How Are You Archiving Backups Right Now?
Sending backups to tape isn’t the easiest process. For SQL Server, the process looks something like this: SQL Server backs up the database, the backup files are copied from a central location to a tape, on a regular schedule an administrator takes tapes out of the backup machine and sends them to an off-site facility. Doesn’t that sound like fun?
In addition to requiring that tapes need to be added and remove from a tape robot, magnetic tape also has the distinct disadvantage of requiring careful storage and handling to prevent damage to the storage media. There has to be a better way.
Offloading Backup Archives to the Cloud
Durable off-site storage is a must for a lot of businesses and when you don’t have requirements for physical media, I can’t think of a better option than using Amazon S3. Many companies are already making use of Amazon S3 to house durable off-site backups of data. S3 has the advantage of being durable and relatively highly available – the S3 SLA guarantees ten 9s of durability and four 9s of availability. For this privilege, we pay a pittance (between $0.05 and $0.13 per GB per month). And, let’s face it, that’s a cheap price to pay for being able to expand your archive capabilities on demand.
Amazon Glacier is a relatively new, low cost, durable storage solution. It looks a lot like S3 but has a distinct price advantage – Glacier costs $0.01 per GB per month. Glacier is built with long term storage in mind – storage is incredibly cheap but retrieval takes longer and costs more. When you need to retrieve data from Glacier you issue a request and Amazon will notify you when the data is available to download. Typically this takes a few hours, but it’s faster than getting tapes returned from off-site storage.
Automating the Archive Lifecycle
Until recently, putting data into Glacier required that administrators or developers create a set of scripts to push data into Glacier from S3 as it aged out. While this works, it’s still a manual step – if something happens to the server driving the data movement data won’t be copied. Earlier this week, Amazon announced support for automatic archiving into Glacier through lifecycle rules.
Lifecycle rules make it easy to automatically move files into Glacier based on a prefix and a relative or absolute timestamp. It’s easy to create groups of groups of backups and archive them on a daily basis. Rules can be even use to expire the files once they’ve been in Glacier for a fixed amount of time. Some businesses are required to keep backups, source data, or even older versions of the code base for a period of time – marking files for expiration makes it easy to comply with internal and external regulations.
Data lifecycle rules sound like they’re going to be painful to create, right? Thankfully, it’s incredibly easy to put one together. There’s only one step. In this example, files with a name beginning in “archive” will be archived to Glacier after 15 days and deleted from Glacier after 180 days.
What Does AWS Glacier Mean For Your Backups?

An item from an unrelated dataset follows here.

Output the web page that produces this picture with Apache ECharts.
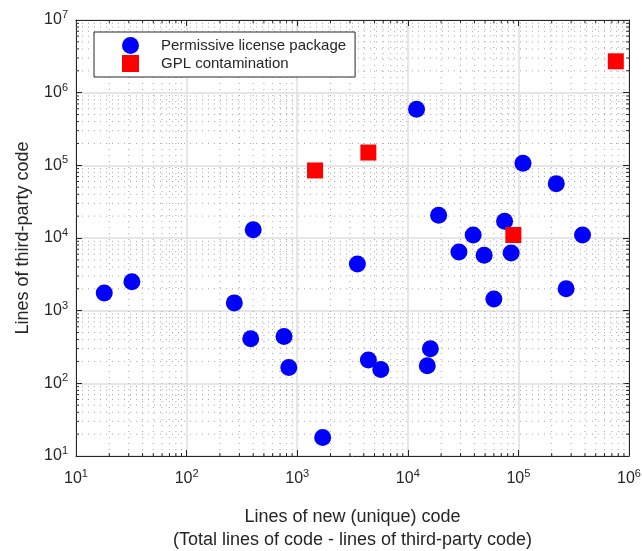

It probably doesn’t mean anything right now if you aren’t already looking at using AWS. The combination of S3 and Glacier gives DBAs and system administrators another set of options for keeping backups for long periods of time. Automating data motion removes the fallibility of human processes and physical media from the equation. It’s worth considering how you can improve your backup retention, reliability, and recoverability by automating storage of backups using S3 and Glacier.